◆ **EXERCISE OBJECTIVE**: Copy out the listing that follows, exactly, without its pictures.

◆ **SOURCE EXCERPT**:
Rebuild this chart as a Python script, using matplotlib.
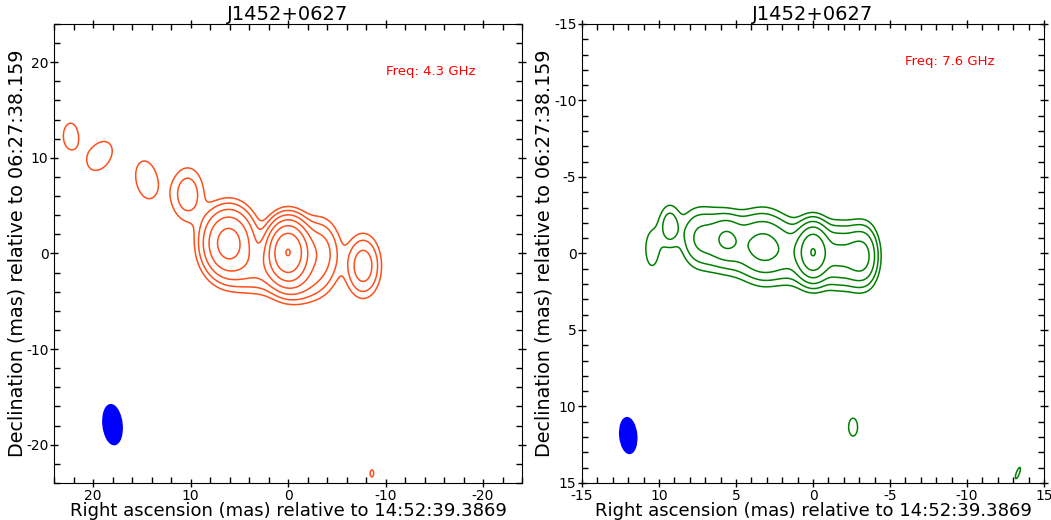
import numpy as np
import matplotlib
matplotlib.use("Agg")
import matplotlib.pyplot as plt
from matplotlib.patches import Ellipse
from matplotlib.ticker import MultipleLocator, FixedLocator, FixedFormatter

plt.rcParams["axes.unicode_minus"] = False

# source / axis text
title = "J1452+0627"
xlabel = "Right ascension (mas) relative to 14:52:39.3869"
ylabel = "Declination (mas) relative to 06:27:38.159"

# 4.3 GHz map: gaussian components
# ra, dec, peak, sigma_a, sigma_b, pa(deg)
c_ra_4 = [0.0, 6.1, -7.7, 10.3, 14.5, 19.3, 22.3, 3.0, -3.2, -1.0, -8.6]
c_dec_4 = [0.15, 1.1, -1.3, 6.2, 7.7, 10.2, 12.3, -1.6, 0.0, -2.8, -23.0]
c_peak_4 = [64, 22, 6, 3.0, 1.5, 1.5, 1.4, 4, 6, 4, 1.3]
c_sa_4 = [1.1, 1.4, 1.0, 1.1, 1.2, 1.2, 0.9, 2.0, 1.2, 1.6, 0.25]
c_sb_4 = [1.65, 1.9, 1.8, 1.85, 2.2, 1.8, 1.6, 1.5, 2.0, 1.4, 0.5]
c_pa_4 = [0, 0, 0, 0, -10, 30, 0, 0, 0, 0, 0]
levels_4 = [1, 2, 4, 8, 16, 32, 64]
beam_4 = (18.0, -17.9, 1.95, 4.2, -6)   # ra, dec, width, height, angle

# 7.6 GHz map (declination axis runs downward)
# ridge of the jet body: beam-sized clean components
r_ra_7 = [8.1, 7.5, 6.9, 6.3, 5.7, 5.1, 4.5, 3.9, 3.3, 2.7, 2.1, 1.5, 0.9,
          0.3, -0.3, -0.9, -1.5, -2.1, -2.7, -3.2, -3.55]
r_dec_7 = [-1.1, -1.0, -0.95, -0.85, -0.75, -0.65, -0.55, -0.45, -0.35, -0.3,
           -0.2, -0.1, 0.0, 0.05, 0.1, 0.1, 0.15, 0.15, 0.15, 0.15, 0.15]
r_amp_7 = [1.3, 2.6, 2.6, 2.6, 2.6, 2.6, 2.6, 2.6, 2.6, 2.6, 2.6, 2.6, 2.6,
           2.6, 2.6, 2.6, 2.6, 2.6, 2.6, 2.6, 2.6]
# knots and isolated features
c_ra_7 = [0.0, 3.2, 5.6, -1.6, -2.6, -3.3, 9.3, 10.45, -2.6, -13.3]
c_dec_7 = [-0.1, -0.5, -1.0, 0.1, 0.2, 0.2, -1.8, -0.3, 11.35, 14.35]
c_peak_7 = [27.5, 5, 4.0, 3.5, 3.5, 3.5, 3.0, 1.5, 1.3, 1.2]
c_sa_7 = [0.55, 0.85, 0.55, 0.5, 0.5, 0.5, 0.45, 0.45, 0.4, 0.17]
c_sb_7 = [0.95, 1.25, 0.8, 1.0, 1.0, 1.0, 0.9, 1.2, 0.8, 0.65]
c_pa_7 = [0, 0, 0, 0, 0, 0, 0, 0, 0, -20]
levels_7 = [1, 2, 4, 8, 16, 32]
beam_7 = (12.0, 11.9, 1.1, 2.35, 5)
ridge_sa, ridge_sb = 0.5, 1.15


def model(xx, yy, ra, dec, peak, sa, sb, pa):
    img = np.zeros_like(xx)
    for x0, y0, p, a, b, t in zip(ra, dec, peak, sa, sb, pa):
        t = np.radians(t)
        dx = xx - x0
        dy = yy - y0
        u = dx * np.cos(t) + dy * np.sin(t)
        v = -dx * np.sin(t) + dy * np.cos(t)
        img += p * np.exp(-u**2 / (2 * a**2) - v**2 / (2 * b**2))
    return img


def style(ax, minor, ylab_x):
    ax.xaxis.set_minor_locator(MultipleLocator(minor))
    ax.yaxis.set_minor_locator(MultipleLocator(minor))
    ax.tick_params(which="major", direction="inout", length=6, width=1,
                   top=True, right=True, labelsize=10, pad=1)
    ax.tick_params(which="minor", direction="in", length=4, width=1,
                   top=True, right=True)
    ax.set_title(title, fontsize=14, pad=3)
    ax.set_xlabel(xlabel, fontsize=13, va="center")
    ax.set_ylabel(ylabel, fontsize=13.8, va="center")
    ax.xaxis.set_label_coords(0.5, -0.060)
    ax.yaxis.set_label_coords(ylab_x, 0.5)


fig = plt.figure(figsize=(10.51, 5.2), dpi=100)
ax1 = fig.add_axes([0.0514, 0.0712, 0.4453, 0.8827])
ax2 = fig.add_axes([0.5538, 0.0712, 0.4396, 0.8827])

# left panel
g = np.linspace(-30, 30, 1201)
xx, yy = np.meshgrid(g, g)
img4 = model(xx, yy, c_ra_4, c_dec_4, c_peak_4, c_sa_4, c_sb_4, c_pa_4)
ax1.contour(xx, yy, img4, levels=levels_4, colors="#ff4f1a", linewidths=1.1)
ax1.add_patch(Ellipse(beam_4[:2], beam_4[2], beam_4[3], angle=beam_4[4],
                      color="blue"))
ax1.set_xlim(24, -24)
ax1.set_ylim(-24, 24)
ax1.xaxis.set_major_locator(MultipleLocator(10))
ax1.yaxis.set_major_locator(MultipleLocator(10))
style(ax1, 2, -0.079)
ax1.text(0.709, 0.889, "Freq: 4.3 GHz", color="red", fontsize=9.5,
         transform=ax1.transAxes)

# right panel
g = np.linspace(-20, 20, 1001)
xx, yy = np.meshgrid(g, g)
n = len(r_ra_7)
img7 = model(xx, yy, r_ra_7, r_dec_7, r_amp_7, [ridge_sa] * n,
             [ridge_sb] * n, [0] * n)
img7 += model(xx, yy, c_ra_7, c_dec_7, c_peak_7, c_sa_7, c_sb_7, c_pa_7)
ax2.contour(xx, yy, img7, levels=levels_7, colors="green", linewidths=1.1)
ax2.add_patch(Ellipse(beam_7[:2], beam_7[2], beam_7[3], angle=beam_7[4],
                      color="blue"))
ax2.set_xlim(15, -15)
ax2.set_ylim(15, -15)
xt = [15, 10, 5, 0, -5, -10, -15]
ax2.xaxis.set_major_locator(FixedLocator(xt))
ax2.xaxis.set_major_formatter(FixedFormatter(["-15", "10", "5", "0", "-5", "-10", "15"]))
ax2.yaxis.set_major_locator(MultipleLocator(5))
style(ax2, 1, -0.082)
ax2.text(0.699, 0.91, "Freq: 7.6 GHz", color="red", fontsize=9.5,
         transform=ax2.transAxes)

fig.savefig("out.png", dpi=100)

◆ **SOLVED EXERCISE**:
Rebuild this chart as a Python script, using matplotlib.
import numpy as np
import matplotlib
matplotlib.use("Agg")
import matplotlib.pyplot as plt
from matplotlib.patches import Ellipse
from matplotlib.ticker import MultipleLocator, FixedLocator, FixedFormatter

plt.rcParams["axes.unicode_minus"] = False

# source / axis text
title = "J1452+0627"
xlabel = "Right ascension (mas) relative to 14:52:39.3869"
ylabel = "Declination (mas) relative to 06:27:38.159"

# 4.3 GHz map: gaussian components
# ra, dec, peak, sigma_a, sigma_b, pa(deg)
c_ra_4 = [0.0, 6.1, -7.7, 10.3, 14.5, 19.3, 22.3, 3.0, -3.2, -1.0, -8.6]
c_dec_4 = [0.15, 1.1, -1.3, 6.2, 7.7, 10.2, 12.3, -1.6, 0.0, -2.8, -23.0]
c_peak_4 = [64, 22, 6, 3.0, 1.5, 1.5, 1.4, 4, 6, 4, 1.3]
c_sa_4 = [1.1, 1.4, 1.0, 1.1, 1.2, 1.2, 0.9, 2.0, 1.2, 1.6, 0.25]
c_sb_4 = [1.65, 1.9, 1.8, 1.85, 2.2, 1.8, 1.6, 1.5, 2.0, 1.4, 0.5]
c_pa_4 = [0, 0, 0, 0, -10, 30, 0, 0, 0, 0, 0]
levels_4 = [1, 2, 4, 8, 16, 32, 64]
beam_4 = (18.0, -17.9, 1.95, 4.2, -6)   # ra, dec, width, height, angle

# 7.6 GHz map (declination axis runs downward)
# ridge of the jet body: beam-sized clean components
r_ra_7 = [8.1, 7.5, 6.9, 6.3, 5.7, 5.1, 4.5, 3.9, 3.3, 2.7, 2.1, 1.5, 0.9,
          0.3, -0.3, -0.9, -1.5, -2.1, -2.7, -3.2, -3.55]
r_dec_7 = [-1.1, -1.0, -0.95, -0.85, -0.75, -0.65, -0.55, -0.45, -0.35, -0.3,
           -0.2, -0.1, 0.0, 0.05, 0.1, 0.1, 0.15, 0.15, 0.15, 0.15, 0.15]
r_amp_7 = [1.3, 2.6, 2.6, 2.6, 2.6, 2.6, 2.6, 2.6, 2.6, 2.6, 2.6, 2.6, 2.6,
           2.6, 2.6, 2.6, 2.6, 2.6, 2.6, 2.6, 2.6]
# knots and isolated features
c_ra_7 = [0.0, 3.2, 5.6, -1.6, -2.6, -3.3, 9.3, 10.45, -2.6, -13.3]
c_dec_7 = [-0.1, -0.5, -1.0, 0.1, 0.2, 0.2, -1.8, -0.3, 11.35, 14.35]
c_peak_7 = [27.5, 5, 4.0, 3.5, 3.5, 3.5, 3.0, 1.5, 1.3, 1.2]
c_sa_7 = [0.55, 0.85, 0.55, 0.5, 0.5, 0.5, 0.45, 0.45, 0.4, 0.17]
c_sb_7 = [0.95, 1.25, 0.8, 1.0, 1.0, 1.0, 0.9, 1.2, 0.8, 0.65]
c_pa_7 = [0, 0, 0, 0, 0, 0, 0, 0, 0, -20]
levels_7 = [1, 2, 4, 8, 16, 32]
beam_7 = (12.0, 11.9, 1.1, 2.35, 5)
ridge_sa, ridge_sb = 0.5, 1.15


def model(xx, yy, ra, dec, peak, sa, sb, pa):
    img = np.zeros_like(xx)
    for x0, y0, p, a, b, t in zip(ra, dec, peak, sa, sb, pa):
        t = np.radians(t)
        dx = xx - x0
        dy = yy - y0
        u = dx * np.cos(t) + dy * np.sin(t)
        v = -dx * np.sin(t) + dy * np.cos(t)
        img += p * np.exp(-u**2 / (2 * a**2) - v**2 / (2 * b**2))
    return img


def style(ax, minor, ylab_x):
    ax.xaxis.set_minor_locator(MultipleLocator(minor))
    ax.yaxis.set_minor_locator(MultipleLocator(minor))
    ax.tick_params(which="major", direction="inout", length=6, width=1,
                   top=True, right=True, labelsize=10, pad=1)
    ax.tick_params(which="minor", direction="in", length=4, width=1,
                   top=True, right=True)
    ax.set_title(title, fontsize=14, pad=3)
    ax.set_xlabel(xlabel, fontsize=13, va="center")
    ax.set_ylabel(ylabel, fontsize=13.8, va="center")
    ax.xaxis.set_label_coords(0.5, -0.060)
    ax.yaxis.set_label_coords(ylab_x, 0.5)


fig = plt.figure(figsize=(10.51, 5.2), dpi=100)
ax1 = fig.add_axes([0.0514, 0.0712, 0.4453, 0.8827])
ax2 = fig.add_axes([0.5538, 0.0712, 0.4396, 0.8827])

# left panel
g = np.linspace(-30, 30, 1201)
xx, yy = np.meshgrid(g, g)
img4 = model(xx, yy, c_ra_4, c_dec_4, c_peak_4, c_sa_4, c_sb_4, c_pa_4)
ax1.contour(xx, yy, img4, levels=levels_4, colors="#ff4f1a", linewidths=1.1)
ax1.add_patch(Ellipse(beam_4[:2], beam_4[2], beam_4[3], angle=beam_4[4],
                      color="blue"))
ax1.set_xlim(24, -24)
ax1.set_ylim(-24, 24)
ax1.xaxis.set_major_locator(MultipleLocator(10))
ax1.yaxis.set_major_locator(MultipleLocator(10))
style(ax1, 2, -0.079)
ax1.text(0.709, 0.889, "Freq: 4.3 GHz", color="red", fontsize=9.5,
         transform=ax1.transAxes)

# right panel
g = np.linspace(-20, 20, 1001)
xx, yy = np.meshgrid(g, g)
n = len(r_ra_7)
img7 = model(xx, yy, r_ra_7, r_dec_7, r_amp_7, [ridge_sa] * n,
             [ridge_sb] * n, [0] * n)
img7 += model(xx, yy, c_ra_7, c_dec_7, c_peak_7, c_sa_7, c_sb_7, c_pa_7)
ax2.contour(xx, yy, img7, levels=levels_7, colors="green", linewidths=1.1)
ax2.add_patch(Ellipse(beam_7[:2], beam_7[2], beam_7[3], angle=beam_7[4],
                      color="blue"))
ax2.set_xlim(15, -15)
ax2.set_ylim(15, -15)
xt = [15, 10, 5, 0, -5, -10, -15]
ax2.xaxis.set_major_locator(FixedLocator(xt))
ax2.xaxis.set_major_formatter(FixedFormatter(["-15", "10", "5", "0", "-5", "-10", "15"]))
ax2.yaxis.set_major_locator(MultipleLocator(5))
style(ax2, 1, -0.082)
ax2.text(0.699, 0.91, "Freq: 7.6 GHz", color="red", fontsize=9.5,
         transform=ax2.transAxes)

fig.savefig("out.png", dpi=100)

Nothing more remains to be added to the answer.